**BRIEF**
From the listing that follows, reproduce only the lines from the one holding "Write a Python" through the one holding "import plotly.graph_objects as go", both included, with no pictures.

Stored data entries:

BEGIN

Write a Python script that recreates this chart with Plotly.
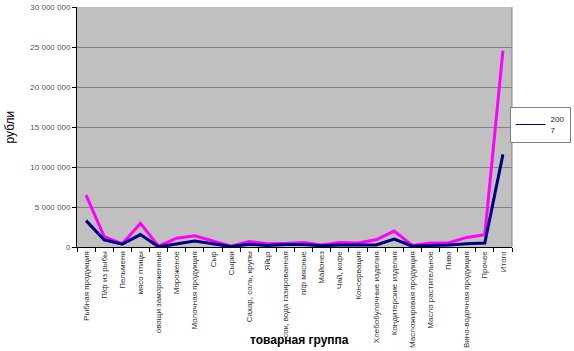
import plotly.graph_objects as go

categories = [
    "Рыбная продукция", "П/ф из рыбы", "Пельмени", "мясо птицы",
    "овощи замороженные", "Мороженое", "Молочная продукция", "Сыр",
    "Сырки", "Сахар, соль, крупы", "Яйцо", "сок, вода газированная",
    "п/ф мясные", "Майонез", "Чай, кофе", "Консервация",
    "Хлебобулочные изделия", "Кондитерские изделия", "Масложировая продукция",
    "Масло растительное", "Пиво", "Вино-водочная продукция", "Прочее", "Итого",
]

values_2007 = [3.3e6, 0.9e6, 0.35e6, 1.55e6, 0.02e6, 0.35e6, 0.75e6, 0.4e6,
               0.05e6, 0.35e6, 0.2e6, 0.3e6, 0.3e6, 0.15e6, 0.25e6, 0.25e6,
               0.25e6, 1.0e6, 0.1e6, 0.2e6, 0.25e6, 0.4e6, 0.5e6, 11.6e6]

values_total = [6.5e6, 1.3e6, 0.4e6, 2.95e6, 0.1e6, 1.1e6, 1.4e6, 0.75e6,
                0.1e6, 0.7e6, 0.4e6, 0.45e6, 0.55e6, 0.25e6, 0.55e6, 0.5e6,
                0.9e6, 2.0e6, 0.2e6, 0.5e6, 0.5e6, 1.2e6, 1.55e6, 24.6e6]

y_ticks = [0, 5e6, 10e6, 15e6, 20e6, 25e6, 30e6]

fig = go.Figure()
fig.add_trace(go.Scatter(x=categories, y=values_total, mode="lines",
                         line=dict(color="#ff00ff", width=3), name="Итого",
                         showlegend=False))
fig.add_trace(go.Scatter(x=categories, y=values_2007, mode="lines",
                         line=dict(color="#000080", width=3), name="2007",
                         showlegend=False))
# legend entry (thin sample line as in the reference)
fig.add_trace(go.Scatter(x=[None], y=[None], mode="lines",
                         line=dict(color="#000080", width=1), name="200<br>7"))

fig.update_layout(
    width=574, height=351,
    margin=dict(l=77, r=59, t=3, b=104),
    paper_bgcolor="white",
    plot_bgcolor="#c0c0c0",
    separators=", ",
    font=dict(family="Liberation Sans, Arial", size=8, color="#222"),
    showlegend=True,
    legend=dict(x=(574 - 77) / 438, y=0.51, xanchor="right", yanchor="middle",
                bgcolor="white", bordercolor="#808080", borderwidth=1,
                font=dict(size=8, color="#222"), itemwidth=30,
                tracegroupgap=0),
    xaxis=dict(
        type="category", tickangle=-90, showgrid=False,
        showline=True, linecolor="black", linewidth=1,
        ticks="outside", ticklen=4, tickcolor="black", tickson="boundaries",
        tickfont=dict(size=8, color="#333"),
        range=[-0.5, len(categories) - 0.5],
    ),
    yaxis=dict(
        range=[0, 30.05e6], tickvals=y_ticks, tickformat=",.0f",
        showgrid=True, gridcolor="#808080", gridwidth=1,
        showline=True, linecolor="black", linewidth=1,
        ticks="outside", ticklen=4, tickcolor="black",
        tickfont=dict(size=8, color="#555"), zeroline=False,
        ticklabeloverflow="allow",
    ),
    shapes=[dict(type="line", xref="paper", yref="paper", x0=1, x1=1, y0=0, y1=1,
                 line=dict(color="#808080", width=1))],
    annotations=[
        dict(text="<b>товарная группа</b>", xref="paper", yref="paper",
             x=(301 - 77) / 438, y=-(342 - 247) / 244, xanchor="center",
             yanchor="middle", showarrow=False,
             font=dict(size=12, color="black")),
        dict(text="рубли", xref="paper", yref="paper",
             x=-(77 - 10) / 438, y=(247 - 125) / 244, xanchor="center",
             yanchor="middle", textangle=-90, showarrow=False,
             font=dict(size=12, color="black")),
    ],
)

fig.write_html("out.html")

END
BEGIN

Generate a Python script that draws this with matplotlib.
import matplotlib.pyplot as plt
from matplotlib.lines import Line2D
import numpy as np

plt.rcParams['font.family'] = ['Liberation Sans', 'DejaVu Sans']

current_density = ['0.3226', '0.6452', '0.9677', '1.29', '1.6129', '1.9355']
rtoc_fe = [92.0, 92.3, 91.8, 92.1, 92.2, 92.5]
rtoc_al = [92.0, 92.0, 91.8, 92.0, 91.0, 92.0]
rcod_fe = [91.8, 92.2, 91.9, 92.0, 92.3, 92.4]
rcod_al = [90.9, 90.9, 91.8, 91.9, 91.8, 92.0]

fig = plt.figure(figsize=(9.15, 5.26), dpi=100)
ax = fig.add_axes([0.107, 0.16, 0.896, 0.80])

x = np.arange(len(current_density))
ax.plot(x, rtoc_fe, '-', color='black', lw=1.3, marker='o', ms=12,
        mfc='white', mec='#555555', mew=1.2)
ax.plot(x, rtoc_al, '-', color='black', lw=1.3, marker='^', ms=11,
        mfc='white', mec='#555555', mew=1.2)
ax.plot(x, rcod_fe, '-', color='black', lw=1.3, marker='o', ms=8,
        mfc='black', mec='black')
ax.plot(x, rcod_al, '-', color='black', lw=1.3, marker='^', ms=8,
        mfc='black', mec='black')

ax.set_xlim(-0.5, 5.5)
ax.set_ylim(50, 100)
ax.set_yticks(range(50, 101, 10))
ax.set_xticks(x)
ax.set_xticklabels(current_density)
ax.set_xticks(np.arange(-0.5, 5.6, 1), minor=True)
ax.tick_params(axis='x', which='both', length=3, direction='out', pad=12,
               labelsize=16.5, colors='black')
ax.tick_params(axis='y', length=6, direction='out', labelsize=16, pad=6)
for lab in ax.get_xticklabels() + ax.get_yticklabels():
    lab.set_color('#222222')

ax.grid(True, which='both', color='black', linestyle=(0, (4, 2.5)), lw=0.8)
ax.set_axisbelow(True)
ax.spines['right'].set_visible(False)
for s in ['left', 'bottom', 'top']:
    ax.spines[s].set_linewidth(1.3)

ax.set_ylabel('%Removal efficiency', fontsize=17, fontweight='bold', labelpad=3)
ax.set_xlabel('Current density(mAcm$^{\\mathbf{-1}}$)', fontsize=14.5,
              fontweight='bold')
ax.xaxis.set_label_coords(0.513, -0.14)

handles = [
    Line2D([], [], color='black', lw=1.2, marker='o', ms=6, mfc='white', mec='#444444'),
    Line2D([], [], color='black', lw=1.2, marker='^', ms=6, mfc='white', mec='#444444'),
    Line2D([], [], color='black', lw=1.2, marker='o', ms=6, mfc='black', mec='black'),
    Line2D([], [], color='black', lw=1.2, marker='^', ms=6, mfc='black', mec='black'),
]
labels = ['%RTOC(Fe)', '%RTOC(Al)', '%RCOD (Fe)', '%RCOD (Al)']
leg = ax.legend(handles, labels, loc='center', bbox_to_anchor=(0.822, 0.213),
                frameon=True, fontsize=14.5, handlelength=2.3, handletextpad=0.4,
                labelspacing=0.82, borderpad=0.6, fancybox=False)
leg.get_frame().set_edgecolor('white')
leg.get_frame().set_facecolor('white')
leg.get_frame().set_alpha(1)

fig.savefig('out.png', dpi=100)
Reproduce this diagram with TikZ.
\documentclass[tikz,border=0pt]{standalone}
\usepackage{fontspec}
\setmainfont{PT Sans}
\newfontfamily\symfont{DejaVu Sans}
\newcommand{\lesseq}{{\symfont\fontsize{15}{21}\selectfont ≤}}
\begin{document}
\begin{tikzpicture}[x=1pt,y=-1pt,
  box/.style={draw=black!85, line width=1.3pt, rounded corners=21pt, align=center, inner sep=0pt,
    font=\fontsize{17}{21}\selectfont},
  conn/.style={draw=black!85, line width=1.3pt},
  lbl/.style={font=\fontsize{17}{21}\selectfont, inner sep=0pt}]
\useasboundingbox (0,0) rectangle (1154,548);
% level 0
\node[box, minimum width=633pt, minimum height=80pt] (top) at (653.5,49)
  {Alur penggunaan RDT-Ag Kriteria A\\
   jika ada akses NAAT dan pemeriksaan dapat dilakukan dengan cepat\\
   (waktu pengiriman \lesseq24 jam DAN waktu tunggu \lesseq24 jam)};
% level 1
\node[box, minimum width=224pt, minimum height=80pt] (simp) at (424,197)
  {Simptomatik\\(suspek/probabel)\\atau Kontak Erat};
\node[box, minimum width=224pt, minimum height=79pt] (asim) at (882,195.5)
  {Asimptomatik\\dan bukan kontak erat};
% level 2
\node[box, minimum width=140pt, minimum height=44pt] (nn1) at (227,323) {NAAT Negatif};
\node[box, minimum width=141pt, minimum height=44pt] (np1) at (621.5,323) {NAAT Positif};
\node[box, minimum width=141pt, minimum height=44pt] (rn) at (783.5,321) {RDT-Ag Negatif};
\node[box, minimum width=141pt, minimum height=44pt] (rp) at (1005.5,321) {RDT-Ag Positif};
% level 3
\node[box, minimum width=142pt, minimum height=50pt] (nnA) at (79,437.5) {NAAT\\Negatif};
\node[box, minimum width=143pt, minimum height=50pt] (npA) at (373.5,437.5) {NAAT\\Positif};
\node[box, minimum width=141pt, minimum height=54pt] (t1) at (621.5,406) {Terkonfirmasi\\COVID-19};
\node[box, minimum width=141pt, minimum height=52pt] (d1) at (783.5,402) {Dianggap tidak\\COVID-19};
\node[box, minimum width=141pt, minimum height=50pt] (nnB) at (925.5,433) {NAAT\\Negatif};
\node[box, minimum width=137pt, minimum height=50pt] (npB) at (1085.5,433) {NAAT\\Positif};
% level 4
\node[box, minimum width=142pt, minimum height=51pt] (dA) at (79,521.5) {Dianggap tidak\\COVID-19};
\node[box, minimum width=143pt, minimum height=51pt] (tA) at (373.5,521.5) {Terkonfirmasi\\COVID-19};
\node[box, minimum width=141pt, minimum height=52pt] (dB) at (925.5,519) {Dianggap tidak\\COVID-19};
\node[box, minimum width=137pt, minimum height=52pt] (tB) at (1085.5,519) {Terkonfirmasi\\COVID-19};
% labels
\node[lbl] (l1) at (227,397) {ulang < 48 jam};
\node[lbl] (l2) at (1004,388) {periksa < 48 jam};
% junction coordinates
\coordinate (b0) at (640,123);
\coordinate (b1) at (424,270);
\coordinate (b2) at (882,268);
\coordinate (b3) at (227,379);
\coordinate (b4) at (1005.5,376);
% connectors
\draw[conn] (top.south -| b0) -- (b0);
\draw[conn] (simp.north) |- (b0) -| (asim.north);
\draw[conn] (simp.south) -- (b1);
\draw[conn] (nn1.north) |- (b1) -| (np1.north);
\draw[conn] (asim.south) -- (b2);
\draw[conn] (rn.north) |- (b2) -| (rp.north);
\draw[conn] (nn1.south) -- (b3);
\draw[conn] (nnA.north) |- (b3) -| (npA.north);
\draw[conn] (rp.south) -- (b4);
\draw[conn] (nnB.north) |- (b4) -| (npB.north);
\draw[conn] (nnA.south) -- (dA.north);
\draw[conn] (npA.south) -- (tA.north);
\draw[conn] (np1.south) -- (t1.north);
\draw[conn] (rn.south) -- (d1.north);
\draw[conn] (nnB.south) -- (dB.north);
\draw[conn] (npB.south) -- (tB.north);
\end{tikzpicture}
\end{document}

END

**COMPLETE OUTPUT**
Write a Python script that recreates this chart with Plotly.
import plotly.graph_objects as go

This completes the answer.